■ Direction ■
Collect all lines containing the word "chart" from the data.

■ Material ■
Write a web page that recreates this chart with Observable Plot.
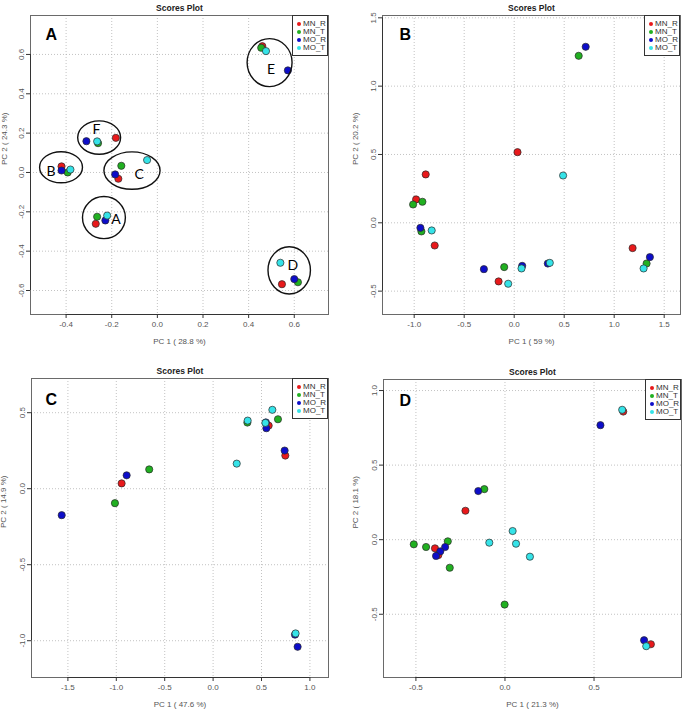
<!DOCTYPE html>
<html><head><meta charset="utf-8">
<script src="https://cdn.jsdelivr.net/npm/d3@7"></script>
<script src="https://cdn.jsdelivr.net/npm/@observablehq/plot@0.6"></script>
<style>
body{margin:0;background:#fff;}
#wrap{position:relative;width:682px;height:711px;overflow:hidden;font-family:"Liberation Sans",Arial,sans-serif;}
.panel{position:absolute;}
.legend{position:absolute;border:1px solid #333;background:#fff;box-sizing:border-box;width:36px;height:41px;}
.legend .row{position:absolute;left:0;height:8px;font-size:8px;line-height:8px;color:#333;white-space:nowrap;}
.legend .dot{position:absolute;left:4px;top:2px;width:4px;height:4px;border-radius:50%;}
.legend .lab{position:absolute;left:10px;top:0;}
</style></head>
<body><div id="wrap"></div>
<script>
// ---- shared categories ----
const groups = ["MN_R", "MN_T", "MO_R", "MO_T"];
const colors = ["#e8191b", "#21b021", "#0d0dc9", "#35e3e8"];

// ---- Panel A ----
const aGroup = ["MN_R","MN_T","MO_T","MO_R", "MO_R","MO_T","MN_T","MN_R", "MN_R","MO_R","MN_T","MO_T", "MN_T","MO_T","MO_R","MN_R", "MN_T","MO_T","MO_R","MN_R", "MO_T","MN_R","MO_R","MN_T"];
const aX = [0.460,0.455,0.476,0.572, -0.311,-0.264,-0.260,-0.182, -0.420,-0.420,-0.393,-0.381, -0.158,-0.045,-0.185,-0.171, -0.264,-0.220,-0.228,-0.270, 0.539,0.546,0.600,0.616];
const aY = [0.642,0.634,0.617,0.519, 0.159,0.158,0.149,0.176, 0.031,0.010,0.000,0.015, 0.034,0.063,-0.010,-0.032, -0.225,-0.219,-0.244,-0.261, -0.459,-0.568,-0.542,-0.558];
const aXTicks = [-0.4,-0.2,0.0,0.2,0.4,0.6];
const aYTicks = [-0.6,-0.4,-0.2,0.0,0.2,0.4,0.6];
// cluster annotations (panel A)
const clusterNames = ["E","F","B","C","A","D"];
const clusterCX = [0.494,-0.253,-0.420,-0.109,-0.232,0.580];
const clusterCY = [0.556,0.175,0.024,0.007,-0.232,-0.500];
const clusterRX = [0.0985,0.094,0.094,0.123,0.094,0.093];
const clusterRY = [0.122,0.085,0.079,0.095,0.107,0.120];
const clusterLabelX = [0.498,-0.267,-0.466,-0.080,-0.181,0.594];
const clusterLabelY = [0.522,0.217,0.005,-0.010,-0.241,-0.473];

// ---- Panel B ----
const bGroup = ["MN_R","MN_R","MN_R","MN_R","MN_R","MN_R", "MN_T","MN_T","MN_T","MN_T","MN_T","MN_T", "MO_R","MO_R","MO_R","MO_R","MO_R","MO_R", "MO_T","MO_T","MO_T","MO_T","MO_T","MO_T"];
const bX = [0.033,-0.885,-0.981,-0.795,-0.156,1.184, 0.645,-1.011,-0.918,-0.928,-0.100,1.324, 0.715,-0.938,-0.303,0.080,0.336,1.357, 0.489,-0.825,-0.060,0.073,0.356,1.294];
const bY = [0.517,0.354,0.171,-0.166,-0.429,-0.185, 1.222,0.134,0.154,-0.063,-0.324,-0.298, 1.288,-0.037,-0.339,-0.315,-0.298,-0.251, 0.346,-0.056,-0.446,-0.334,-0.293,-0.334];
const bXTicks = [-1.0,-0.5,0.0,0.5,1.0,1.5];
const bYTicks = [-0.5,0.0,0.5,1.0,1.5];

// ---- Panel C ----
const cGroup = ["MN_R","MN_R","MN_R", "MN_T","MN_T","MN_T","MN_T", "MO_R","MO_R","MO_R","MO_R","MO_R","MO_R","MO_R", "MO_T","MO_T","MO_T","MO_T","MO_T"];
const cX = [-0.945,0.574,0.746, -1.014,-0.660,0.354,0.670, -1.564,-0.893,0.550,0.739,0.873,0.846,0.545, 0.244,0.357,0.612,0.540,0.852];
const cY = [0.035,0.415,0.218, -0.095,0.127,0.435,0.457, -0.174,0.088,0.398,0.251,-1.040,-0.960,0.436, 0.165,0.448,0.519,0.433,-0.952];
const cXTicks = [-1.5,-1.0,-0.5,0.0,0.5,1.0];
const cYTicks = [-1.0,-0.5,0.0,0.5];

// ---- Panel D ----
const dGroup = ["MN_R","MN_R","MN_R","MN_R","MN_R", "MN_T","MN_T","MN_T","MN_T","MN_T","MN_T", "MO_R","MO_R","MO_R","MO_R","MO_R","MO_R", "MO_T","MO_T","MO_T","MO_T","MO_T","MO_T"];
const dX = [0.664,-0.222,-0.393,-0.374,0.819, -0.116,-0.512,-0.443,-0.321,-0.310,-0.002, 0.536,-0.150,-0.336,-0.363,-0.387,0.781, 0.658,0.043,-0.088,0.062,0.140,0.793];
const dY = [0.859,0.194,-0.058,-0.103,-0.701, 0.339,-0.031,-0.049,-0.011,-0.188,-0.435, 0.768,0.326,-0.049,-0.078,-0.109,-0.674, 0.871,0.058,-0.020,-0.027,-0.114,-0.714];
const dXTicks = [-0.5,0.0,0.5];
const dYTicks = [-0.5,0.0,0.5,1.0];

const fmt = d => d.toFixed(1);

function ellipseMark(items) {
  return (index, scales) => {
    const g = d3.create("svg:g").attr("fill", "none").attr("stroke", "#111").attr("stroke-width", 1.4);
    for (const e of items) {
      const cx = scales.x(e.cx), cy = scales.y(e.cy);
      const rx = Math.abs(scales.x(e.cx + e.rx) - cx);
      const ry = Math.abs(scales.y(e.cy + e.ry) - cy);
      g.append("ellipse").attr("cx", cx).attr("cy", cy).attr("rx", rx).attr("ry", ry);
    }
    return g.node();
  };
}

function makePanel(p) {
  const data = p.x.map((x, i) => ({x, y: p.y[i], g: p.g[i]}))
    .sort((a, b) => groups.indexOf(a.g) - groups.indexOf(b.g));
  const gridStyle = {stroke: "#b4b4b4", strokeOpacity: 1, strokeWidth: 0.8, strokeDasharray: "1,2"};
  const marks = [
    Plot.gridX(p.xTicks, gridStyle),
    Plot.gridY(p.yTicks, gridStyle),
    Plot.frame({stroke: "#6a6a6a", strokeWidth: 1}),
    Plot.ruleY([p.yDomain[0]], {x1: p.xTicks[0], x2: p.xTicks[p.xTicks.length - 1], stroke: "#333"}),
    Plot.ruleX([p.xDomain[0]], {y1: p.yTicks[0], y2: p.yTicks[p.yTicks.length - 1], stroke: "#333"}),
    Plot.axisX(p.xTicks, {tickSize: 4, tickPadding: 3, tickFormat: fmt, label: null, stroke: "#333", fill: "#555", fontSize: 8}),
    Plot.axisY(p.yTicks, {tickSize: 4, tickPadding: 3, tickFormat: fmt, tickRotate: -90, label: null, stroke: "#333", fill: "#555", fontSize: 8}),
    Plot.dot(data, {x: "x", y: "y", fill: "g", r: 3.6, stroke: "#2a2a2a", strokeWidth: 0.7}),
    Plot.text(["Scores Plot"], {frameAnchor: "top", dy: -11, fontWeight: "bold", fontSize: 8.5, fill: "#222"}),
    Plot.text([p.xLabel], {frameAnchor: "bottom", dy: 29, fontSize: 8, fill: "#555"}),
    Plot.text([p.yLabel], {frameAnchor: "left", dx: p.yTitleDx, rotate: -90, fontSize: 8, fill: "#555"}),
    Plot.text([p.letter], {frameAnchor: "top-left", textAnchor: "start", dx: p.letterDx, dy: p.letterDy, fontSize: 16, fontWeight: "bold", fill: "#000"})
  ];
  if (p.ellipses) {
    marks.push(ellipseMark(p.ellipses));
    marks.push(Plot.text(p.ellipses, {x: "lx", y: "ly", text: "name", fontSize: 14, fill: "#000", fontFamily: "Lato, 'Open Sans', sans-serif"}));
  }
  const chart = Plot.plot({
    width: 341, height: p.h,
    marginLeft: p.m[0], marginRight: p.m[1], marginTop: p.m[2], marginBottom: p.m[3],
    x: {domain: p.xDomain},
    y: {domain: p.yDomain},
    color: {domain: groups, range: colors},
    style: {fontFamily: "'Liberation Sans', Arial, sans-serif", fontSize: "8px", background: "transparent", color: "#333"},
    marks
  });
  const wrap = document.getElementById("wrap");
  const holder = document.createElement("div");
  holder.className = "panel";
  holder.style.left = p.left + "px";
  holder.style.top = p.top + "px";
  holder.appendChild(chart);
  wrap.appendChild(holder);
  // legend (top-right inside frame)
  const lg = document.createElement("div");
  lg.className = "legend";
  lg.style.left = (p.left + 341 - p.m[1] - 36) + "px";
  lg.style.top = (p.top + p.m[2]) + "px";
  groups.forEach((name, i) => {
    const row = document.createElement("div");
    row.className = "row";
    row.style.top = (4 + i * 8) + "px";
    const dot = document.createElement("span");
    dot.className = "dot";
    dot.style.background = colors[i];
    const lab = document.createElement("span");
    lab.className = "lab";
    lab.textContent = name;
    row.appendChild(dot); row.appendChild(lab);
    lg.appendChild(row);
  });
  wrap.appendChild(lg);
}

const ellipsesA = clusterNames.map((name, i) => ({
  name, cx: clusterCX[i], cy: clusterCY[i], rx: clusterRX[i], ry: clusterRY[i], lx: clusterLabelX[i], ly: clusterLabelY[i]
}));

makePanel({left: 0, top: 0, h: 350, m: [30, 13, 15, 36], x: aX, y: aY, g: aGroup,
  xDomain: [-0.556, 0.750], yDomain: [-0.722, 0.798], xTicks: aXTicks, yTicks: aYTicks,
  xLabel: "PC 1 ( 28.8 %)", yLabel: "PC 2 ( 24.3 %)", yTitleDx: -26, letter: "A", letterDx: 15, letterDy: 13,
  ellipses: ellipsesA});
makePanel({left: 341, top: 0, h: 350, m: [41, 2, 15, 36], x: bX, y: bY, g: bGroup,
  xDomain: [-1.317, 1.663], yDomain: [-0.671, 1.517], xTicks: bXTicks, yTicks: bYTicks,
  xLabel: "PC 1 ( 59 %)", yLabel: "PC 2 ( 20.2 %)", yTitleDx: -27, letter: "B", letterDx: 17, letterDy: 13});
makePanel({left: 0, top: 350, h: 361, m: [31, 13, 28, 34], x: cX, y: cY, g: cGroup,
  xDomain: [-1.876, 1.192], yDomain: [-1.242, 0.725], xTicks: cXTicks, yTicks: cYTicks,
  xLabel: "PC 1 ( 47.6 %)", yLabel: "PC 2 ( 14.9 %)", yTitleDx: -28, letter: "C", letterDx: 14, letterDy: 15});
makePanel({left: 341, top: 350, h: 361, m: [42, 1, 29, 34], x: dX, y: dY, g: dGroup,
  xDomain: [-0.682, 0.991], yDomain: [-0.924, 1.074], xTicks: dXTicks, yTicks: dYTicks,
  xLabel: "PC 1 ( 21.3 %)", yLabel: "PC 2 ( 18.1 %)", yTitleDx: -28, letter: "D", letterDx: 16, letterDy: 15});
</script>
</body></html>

■ Exercise solution ■
Write a web page that recreates this chart with Observable Plot.
  const chart = Plot.plot({
  holder.appendChild(chart);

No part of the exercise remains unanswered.